> [What to do]
Locate every line below that contains the word "with" and copy it.

> [Available data]
## BEGIN
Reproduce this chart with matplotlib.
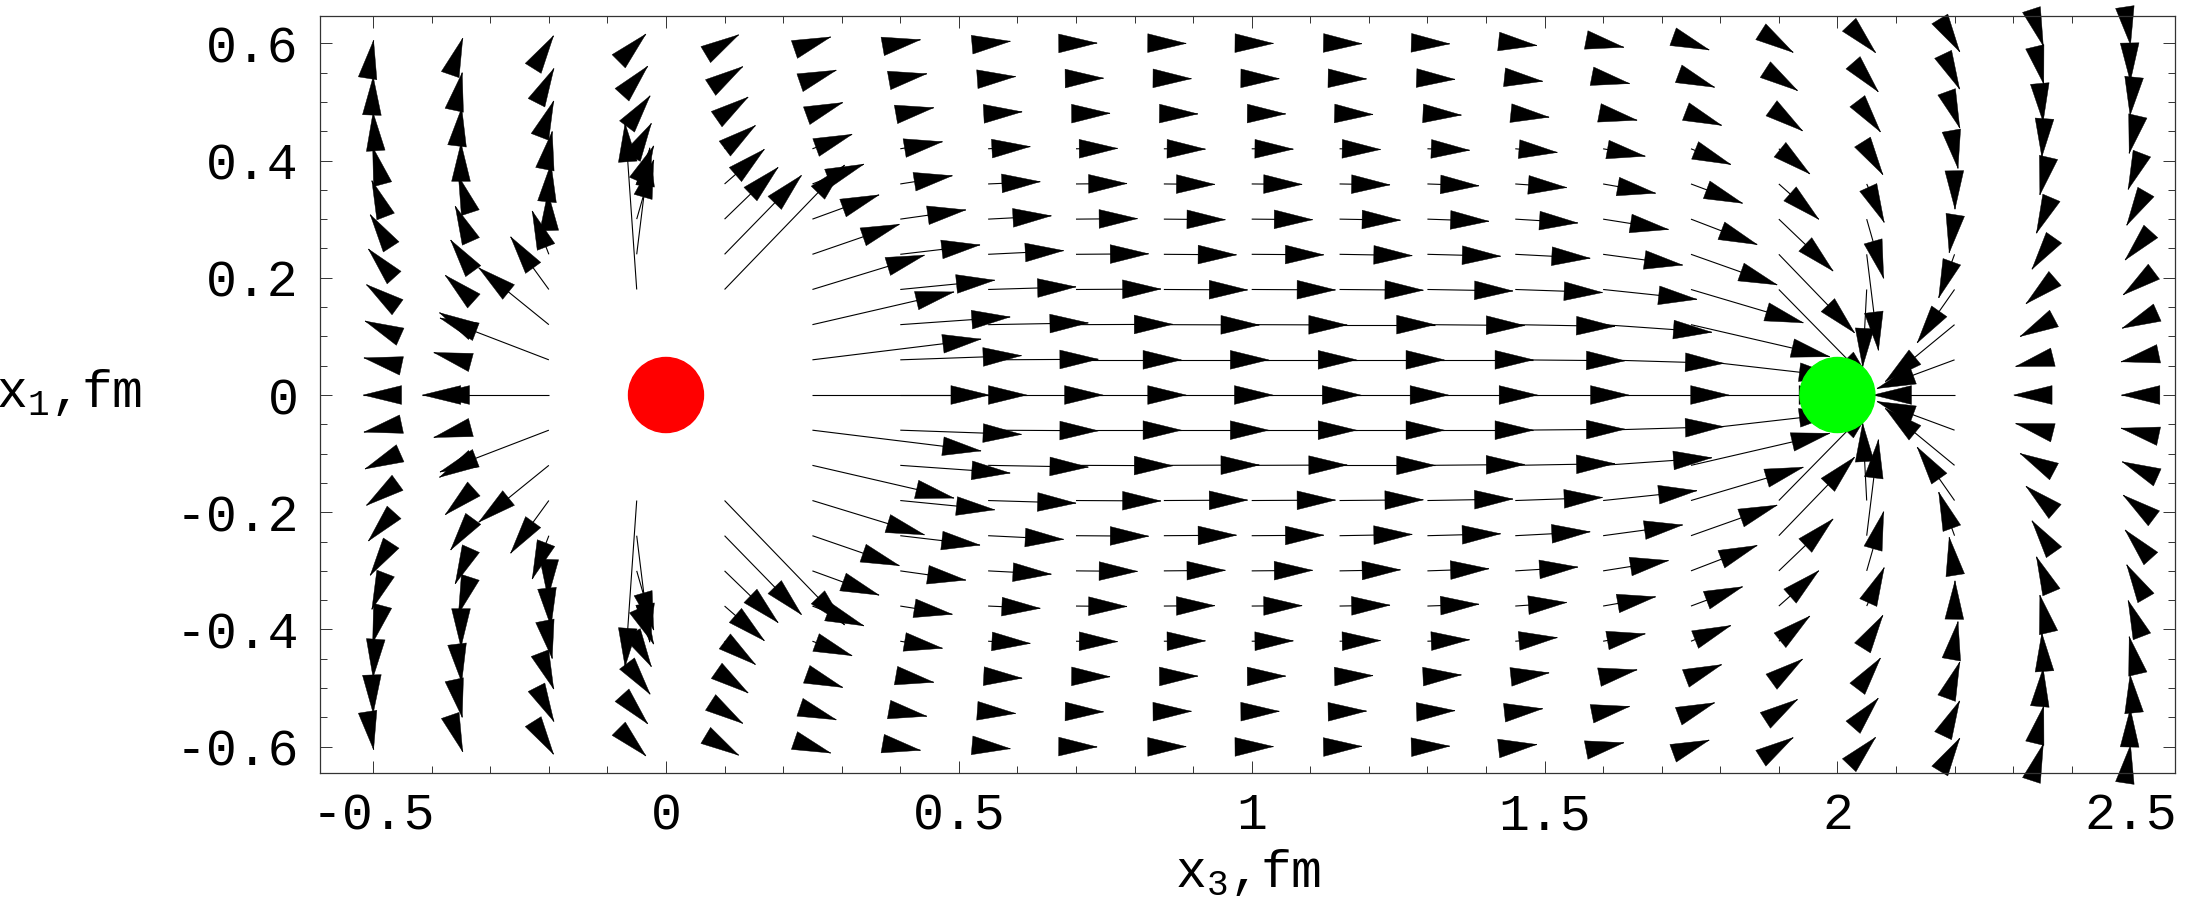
"""Vector field between two charges (x3-x1 plane), redrawn with matplotlib (Agg)."""
import numpy as np
import matplotlib
matplotlib.use("Agg")  # headless
import matplotlib.pyplot as plt  # noqa: E402
from matplotlib.collections import LineCollection, PolyCollection  # noqa: E402
from matplotlib.patches import Circle  # noqa: E402

nan = float("nan")

# grid of the field plot: columns along x3 and the upper rows along x1 (0.6 .. 0)
x_cols = [-0.5, -0.35, -0.2, -0.05, 0.1, 0.25, 0.4, 0.55, 0.7, 0.85, 1.0,
          1.15, 1.3, 1.45, 1.6, 1.75, 1.9, 2.05, 2.2, 2.35, 2.5]
y_rows = [0.6, 0.54, 0.48, 0.42, 0.36, 0.3, 0.24, 0.18, 0.12, 0.06, 0.0]

# arrow direction (deg), one list per column, rows ordered as y_rows.
# the picture is mirror symmetric in x1, so the lower half is the reflection.
arrow_angle = [
    [81, 88, 94, 105, 111, 123, 132, 144, 156, 168, 180],
    [71, 78, 83, 90, 108, 114, 126, 138, 151, 165, 180],
    [58, 63, 69, 79, 84, 92, 111, 126, 141, 159, 180],
    [45, 48, 53, 60, 66, 74, 83, 94, nan, nan, nan],
    [31, 33, 35, 37, 41, 44, 45.7, 46, nan, nan, nan],
    [19, 19, 20, 20, 21, 20, 19, 17, 13, 7, 0],
    [10, 10, 10, 9.5, 9, 8, 6.7, 5.6, 4, 2, 0],
    [5, 4, 3, 3, 2.5, 3, 2.8, 1.7, 1, 0.3, 0],
    [0.5, 0.5, 0.5, 0.5, 0.5, 0.5, 0.4, 0.3, 0.2, 0, 0],
    [-0.5, -0.5, -0.5, -0.5, -0.5, -0.5, -0.4, -0.3, -0.2, 0, 0],
    [-0.5, -0.5, -0.5, -0.5, -0.5, -0.5, -0.4, -0.3, -0.2, 0, 0],
    [-1, -1, -1.5, -1, -1, -1, -1, -0.5, 0, 0, 0],
    [-1.5, -2, -2.5, -2, -2, -2, -1.5, -1, -0.5, 0, 0],
    [-6, -6, -6, -5, -4, -3.5, -3, -2, -1, -0.5, 0],
    [-11, -11, -11, -10, -10, -9, -7.7, -6, -4, -1.7, 0],
    [-20, -20.5, -21, -21.5, -20.5, -21, -19.5, -16.5, -13, -6.5, 0],
    [-32.5, -33, -36, -39, -41.5, -43.7, -46, -45.5, nan, nan, nan],
    [-46.5, -49, -53, -58, -65.5, -74, -83, -93, nan, nan, nan],
    [-58.7, -64.6, -70, -80, -89, -99, -110, -125, -140.6, -159.7, 180],
    [-72, -76.5, -85, -94, -103, -113, -125, -139, -152, -166, 180],
    [-81.5, -89, -96, -103, -111, -120, -132, -143, -156, -168, 180],
]

# arrow length in fm (base point to tip), same layout
arrow_len = [
    [0.005, 0.003, 0.002, 0.003, 0.006, 0.009, 0.012, 0.014, 0.015, 0.016, 0.017],
    [0.009, 0.010, 0.010, 0.010, 0.014, 0.024, 0.030, 0.036, 0.042, 0.048, 0.066],
    [0.015, 0.019, 0.023, 0.030, 0.035, 0.046, 0.079, 0.111, 0.154, 0.199, 0.201],
    [0.022, 0.028, 0.038, 0.050, 0.071, 0.105, 0.183, 0.284, nan, nan, nan],
    [0.028, 0.037, 0.049, 0.066, 0.090, 0.127, 0.188, 0.295, nan, nan, nan],
    [0.033, 0.043, 0.055, 0.072, 0.094, 0.121, 0.157, 0.200, 0.248, 0.290, 0.302],
    [0.035, 0.046, 0.058, 0.073, 0.090, 0.113, 0.137, 0.162, 0.188, 0.207, 0.216],
    [0.038, 0.047, 0.058, 0.072, 0.089, 0.108, 0.129, 0.150, 0.171, 0.188, 0.196],
    [0.036, 0.047, 0.058, 0.071, 0.087, 0.105, 0.124, 0.145, 0.165, 0.180, 0.188],
    [0.038, 0.047, 0.058, 0.071, 0.087, 0.105, 0.124, 0.143, 0.163, 0.179, 0.186],
    [0.037, 0.047, 0.058, 0.071, 0.086, 0.104, 0.123, 0.143, 0.163, 0.179, 0.186],
    [0.038, 0.046, 0.057, 0.070, 0.086, 0.104, 0.124, 0.143, 0.163, 0.179, 0.186],
    [0.038, 0.047, 0.058, 0.072, 0.088, 0.105, 0.125, 0.146, 0.166, 0.181, 0.188],
    [0.037, 0.047, 0.058, 0.072, 0.088, 0.107, 0.128, 0.149, 0.170, 0.187, 0.194],
    [0.036, 0.046, 0.059, 0.073, 0.091, 0.113, 0.137, 0.161, 0.186, 0.206, 0.215],
    [0.033, 0.043, 0.056, 0.073, 0.094, 0.121, 0.156, 0.200, 0.243, 0.252, 0.250],
    [0.029, 0.038, 0.050, 0.068, 0.091, 0.128, 0.186, 0.231, nan, nan, nan],
    [0.022, 0.030, 0.039, 0.052, 0.072, 0.105, 0.165, 0.132, nan, nan, nan],
    [0.017, 0.020, 0.026, 0.034, 0.043, 0.058, 0.079, 0.111, 0.153, 0.141, 0.139],
    [0.005, 0.010, 0.014, 0.014, 0.019, 0.026, 0.031, 0.037, 0.043, 0.047, 0.049],
    [0.003, 0.005, 0.003, 0.008, 0.010, 0.012, 0.013, 0.015, 0.015, 0.016, 0.015],
]

charge_x = [0.0, 2.0]
charge_y = [0.0, 0.0]
charge_colors = ["#ff0000", "#00ff00"]

x_ticks = [-0.5, 0, 0.5, 1, 1.5, 2, 2.5]
x_labels = ["-0.5", "0", "0.5", "1", "1.5", "2", "2.5"]
y_ticks = [-0.6, -0.4, -0.2, 0, 0.2, 0.4, 0.6]
y_labels = ["-0.6", "-0.4", "-0.2", "0", "0.2", "0.4", "0.6"]

HEAD_L = 0.0655   # arrow head length, fm
HEAD_W = 0.032    # arrow head width, fm
DISK_R = 0.064

plt.rcParams["font.family"] = ["Liberation Mono", "DejaVu Sans Mono"]
plt.rcParams["mathtext.fontset"] = "custom"
plt.rcParams["mathtext.rm"] = "Liberation Mono"

fig = plt.figure(figsize=(21.98, 8.99), dpi=100)
ax = fig.add_axes([0.14541, 0.13982, 0.84413, 0.84238])

segs, heads = [], []
for i, x in enumerate(x_cols):
    for j, y in enumerate(y_rows):
        a, r = arrow_angle[i][j], arrow_len[i][j]
        if np.isnan(a):
            continue
        for sgn in ([1] if y == 0 else [1, -1]):
            th = np.deg2rad(sgn * a)
            c, s = np.cos(th), np.sin(th)
            bx, by = x, sgn * y
            tx, ty = bx + r * c, by + r * s
            segs.append([(bx, by), (tx, ty)])
            hx, hy = tx - HEAD_L * c, ty - HEAD_L * s
            w = HEAD_W / 2
            heads.append([(tx, ty), (hx - w * s, hy + w * c), (hx + w * s, hy - w * c)])

ax.add_collection(LineCollection(segs, colors="black", linewidths=0.8,
                                 clip_on=False, zorder=2))
ax.add_collection(PolyCollection(heads, facecolors="black", edgecolors="black",
                                 linewidths=0.3, clip_on=False, zorder=2))

for cx, cy, col in zip(charge_x, charge_y, charge_colors):
    ax.add_patch(Circle((cx, cy), DISK_R, color=col, zorder=4, clip_on=False))

ax.set_xlim(-0.5914, 2.5764)
ax.set_ylim(-0.6453, 0.6465)

ax.set_xticks(x_ticks)
ax.set_xticklabels(x_labels)
ax.set_yticks(y_ticks)
ax.set_yticklabels(y_labels)
ax.set_xticks(np.arange(-0.5, 2.55, 0.1), minor=True)
ax.set_yticks(np.arange(-0.6, 0.65, 0.05), minor=True)
ax.tick_params(which="both", direction="in", top=True, right=True, width=0.7,
               labelsize=37, color="#333333")
ax.tick_params(which="major", length=8.6)
ax.tick_params(which="minor", length=5.3)
ax.tick_params(axis="x", pad=13)
ax.tick_params(axis="y", pad=15)
for sp in ax.spines.values():
    sp.set_linewidth(0.9)
    sp.set_color("#333333")

fig.text(1248 / 2198, 1 - 873 / 899, r"x$_\mathrm{3}$,fm", fontsize=37,
         ha="center", va="center")
fig.text(142 / 2198, 1 - 392 / 899, r"x$_\mathrm{1}$,fm", fontsize=37,
         ha="right", va="center")

fig.savefig("out.png", dpi=100)
plt.close(fig)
## END
> [Answer to this task]
Reproduce this chart with matplotlib.
"""Vector field between two charges (x3-x1 plane), redrawn with matplotlib (Agg)."""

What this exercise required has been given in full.